‘Diversity and inclusion are just marketing buzzwords without action’
Engineer turned entrepreneur and D&I speaker and author Furkan Karayel had to take action when she realised that words like ‘diversity’ were being used as marketing tools by a lot of employers.
“Software engineering was my dream job since my childhood days; I was very interested in tech and my ability to make modifications in it,” Furkan Karayel tells SiliconRepublic.com.
Karayel did grow up to become a very successful software engineer, like she had always wanted to be.
Her tech career began in Istanbul when she studied engineering. In 2005, she moved to Athlone IT as an Erasmus student in the software engineering department. She decided to graduate from the college, and two weeks after her graduation she landed her dream job as a software system test engineer in Athlone.
She worked in multinational tech companies in Ireland for 10 years in a variety of different roles, including system test engineer, support engineer, DevOps engineer, system integration, automation and more.
She enjoyed the challenge of trying to solve problems that need high attention to detail while focusing on the bigger picture.

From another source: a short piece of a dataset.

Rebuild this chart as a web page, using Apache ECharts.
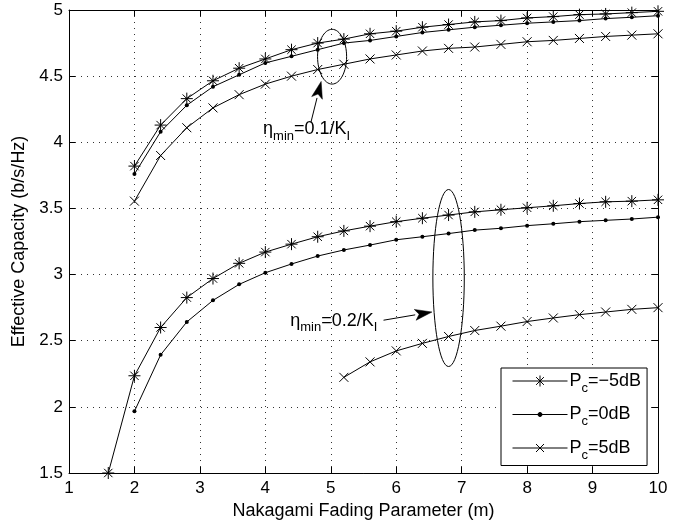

But her love for her career was tinged with frustration. Karayel enjoyed her work but she couldn’t ignore the fact that she wasn’t seeing much – if any – diversity around her.
She didn’t see a lot of women, or people who weren’t of a non-Irish or white background working in her industry. There was also a distinct lack of diversity in tech leadership.
As Karayel puts it, there are so many talented women and women with different ethnic backgrounds “in every stage of our lives” that we don’t tend to see in the leadership positions of big tech companies.
For her, it felt like these people – and by extension, Karayel herself – didn’t exist. She wanted to challenge the homogeneity.
“I started to question why,” she said, of women and ethnic minorities’ representation in tech leadership roles. “I googled and found that their representation in tech leadership was less than 1pc in the world.”
“On the other hand, ‘diversity’ and ‘inclusion’ and ‘belonging’, these words were being used as marketing tools by large organisations but the ‘action’ piece was missing.
“This was a big wake up call for me and I had to do something about it.”
That something was called Diversein, a rather cleverly named platform that focuses on bringing people together to devise strategies for companies to build better D&I practices in their day-to-day operations.
The journey to diversity
Karayel leads a team of D&I ambassadors in business and tech. Unsurprisingly, Karayel has followed her own example in creating a service she could have done with seeing herself a decade ago when she was working her way up the career ladder. Her team is diverse and made up of men and women of a lot different backgrounds and specialisms. The ambassadors aren’t just based in Ireland either – the website’s tagline says it is a global diversity and inclusion embassy.
Karayel reckons that while things for women and minorities in tech have improved in the last few years, the work she and thousands of others like her do is not complete.
“Yes, it is changing slowly but we cannot give up, sit back and say, we are done. It’s a journey. We have just started it.”
She recalls frustrating times in her career when she felt invisible and ignored. She realised after starting Diversein that she was not alone in the way she felt.
“It was a never ending cycle and was very exhausting. I then discovered that I wasn’t alone. Many women who work in highly male dominated industries feel very similar.”
Karayel has written a book that outlines her philosophy of inclusivity in the tech and business worlds. It’s called Inclusive Intelligence: How to be a role model for diversity and inclusion in the workplace.
She says her book is more about looking at D&I from a leader’s perspective. It asks what kind of roles leaders play and how “their inclusive actions become orchestral and guiding them on what makes a leader inclusive and how they can be inclusive leaders every day.”
When asked what work needs to be done in terms of diversity in her opinion, Karayel answers simply: “Cool projects with cool role models.”